_Written instruction:_ Copy out the listing that follows exactly, dropping every picture.

begin Recorded information

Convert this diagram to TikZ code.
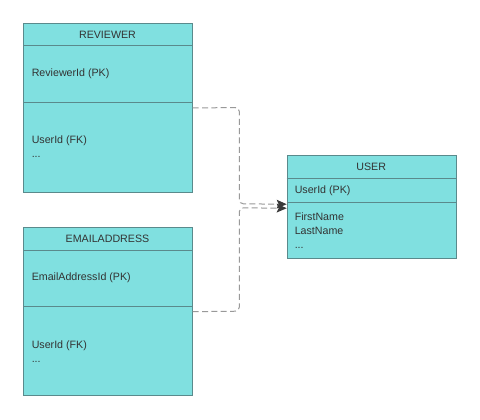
\documentclass[tikz,border=0pt]{standalone}
\usepackage{fontspec}
\setmainfont{Liberation Sans}
\usetikzlibrary{arrows.meta}
\definecolor{boxfill}{HTML}{80E0E0}
\definecolor{boxline}{HTML}{5A8A8C}
\definecolor{txt}{HTML}{333333}
\definecolor{conncol}{HTML}{999999}
\definecolor{tipcol}{HTML}{3A3A3A}
\tikzset{
  entity/.style={draw=boxline, fill=boxfill, line width=0.75pt, anchor=north west, inner sep=0pt},
  divider/.style={draw=boxline, line width=0.75pt},
  title/.style={font=\fontsize{8}{10}\selectfont, text=txt, anchor=center, inner sep=0pt},
  field/.style={font=\fontsize{8}{10.5}\selectfont, text=txt, anchor=west, align=left, inner sep=0pt},
  conn/.style={draw=conncol, line width=0.75pt, dash pattern=on 4.5pt off 2.5pt, rounded corners=3pt,
    -{Stealth[length=7.5pt,width=6.5pt,inset=1.5pt,color=tipcol,fill=tipcol]}},
}
\begin{document}
\begin{tikzpicture}[x=0.75pt,y=-0.75pt]
\useasboundingbox[fill=white] (0,0) rectangle (480,420);
% REVIEWER
\node[entity, minimum width=126.3pt, minimum height=126.3pt] (rev) at (23.3,23.3) {};
\draw[divider] (23.3,46) -- (191.7,46);
\draw[divider] (23.3,102.5) -- (191.7,102.5);
\node[title] (revt) at (107.5,34.5) {REVIEWER};
\node[field] (revpk) at (31.5,73.5) {ReviewerId (PK)};
\node[field, anchor=north west] (revf) at (31.5,136) {UserId (FK)\\...};
% EMAILADDRESS
\node[entity, minimum width=126.3pt, minimum height=125.8pt] (em) at (23.3,227.3) {};
\draw[divider] (23.3,250.3) -- (191.7,250.3);
\draw[divider] (23.3,306.7) -- (191.7,306.7);
\node[title] (emt) at (107.5,238.5) {EMAILADDRESS};
\node[field] (empk) at (31.5,278) {EmailAddressId (PK)};
\node[field, anchor=north west] (emf) at (31.5,340.5) {UserId (FK)\\...};
% USER
\node[entity, minimum width=126.75pt, minimum height=77.5pt] (user) at (286.7,155) {};
\draw[divider] (286.7,178.7) -- (455.7,178.7);
\draw[divider] (286.7,202.3) -- (455.7,202.3);
\node[title] (usert) at (371.2,166.5) {USER};
\node[field] (userpk) at (294.5,190.5) {UserId (PK)};
\node[field, anchor=north west] (userf) at (294.5,212.5) {FirstName\\LastName\\...};
% connectors
\draw[conn] (rev.east) -- (239.3,107.5) -- (239.3,203.8) -- ([yshift=2.2pt]user.west);
\draw[conn] (em.east) -- (239.3,311.2) -- (239.3,207.8) -- ([yshift=-0.8pt]user.west);
\end{tikzpicture}
\end{document}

end Recorded information

_Exercise result:_
Convert this diagram to TikZ code.
\documentclass[tikz,border=0pt]{standalone}
\usepackage{fontspec}
\setmainfont{Liberation Sans}
\usetikzlibrary{arrows.meta}
\definecolor{boxfill}{HTML}{80E0E0}
\definecolor{boxline}{HTML}{5A8A8C}
\definecolor{txt}{HTML}{333333}
\definecolor{conncol}{HTML}{999999}
\definecolor{tipcol}{HTML}{3A3A3A}
\tikzset{
  entity/.style={draw=boxline, fill=boxfill, line width=0.75pt, anchor=north west, inner sep=0pt},
  divider/.style={draw=boxline, line width=0.75pt},
  title/.style={font=\fontsize{8}{10}\selectfont, text=txt, anchor=center, inner sep=0pt},
  field/.style={font=\fontsize{8}{10.5}\selectfont, text=txt, anchor=west, align=left, inner sep=0pt},
  conn/.style={draw=conncol, line width=0.75pt, dash pattern=on 4.5pt off 2.5pt, rounded corners=3pt,
    -{Stealth[length=7.5pt,width=6.5pt,inset=1.5pt,color=tipcol,fill=tipcol]}},
}
\begin{document}
\begin{tikzpicture}[x=0.75pt,y=-0.75pt]
\useasboundingbox[fill=white] (0,0) rectangle (480,420);
% REVIEWER
\node[entity, minimum width=126.3pt, minimum height=126.3pt] (rev) at (23.3,23.3) {};
\draw[divider] (23.3,46) -- (191.7,46);
\draw[divider] (23.3,102.5) -- (191.7,102.5);
\node[title] (revt) at (107.5,34.5) {REVIEWER};
\node[field] (revpk) at (31.5,73.5) {ReviewerId (PK)};
\node[field, anchor=north west] (revf) at (31.5,136) {UserId (FK)\\...};
% EMAILADDRESS
\node[entity, minimum width=126.3pt, minimum height=125.8pt] (em) at (23.3,227.3) {};
\draw[divider] (23.3,250.3) -- (191.7,250.3);
\draw[divider] (23.3,306.7) -- (191.7,306.7);
\node[title] (emt) at (107.5,238.5) {EMAILADDRESS};
\node[field] (empk) at (31.5,278) {EmailAddressId (PK)};
\node[field, anchor=north west] (emf) at (31.5,340.5) {UserId (FK)\\...};
% USER
\node[entity, minimum width=126.75pt, minimum height=77.5pt] (user) at (286.7,155) {};
\draw[divider] (286.7,178.7) -- (455.7,178.7);
\draw[divider] (286.7,202.3) -- (455.7,202.3);
\node[title] (usert) at (371.2,166.5) {USER};
\node[field] (userpk) at (294.5,190.5) {UserId (PK)};
\node[field, anchor=north west] (userf) at (294.5,212.5) {FirstName\\LastName\\...};
% connectors
\draw[conn] (rev.east) -- (239.3,107.5) -- (239.3,203.8) -- ([yshift=2.2pt]user.west);
\draw[conn] (em.east) -- (239.3,311.2) -- (239.3,207.8) -- ([yshift=-0.8pt]user.west);
\end{tikzpicture}
\end{document}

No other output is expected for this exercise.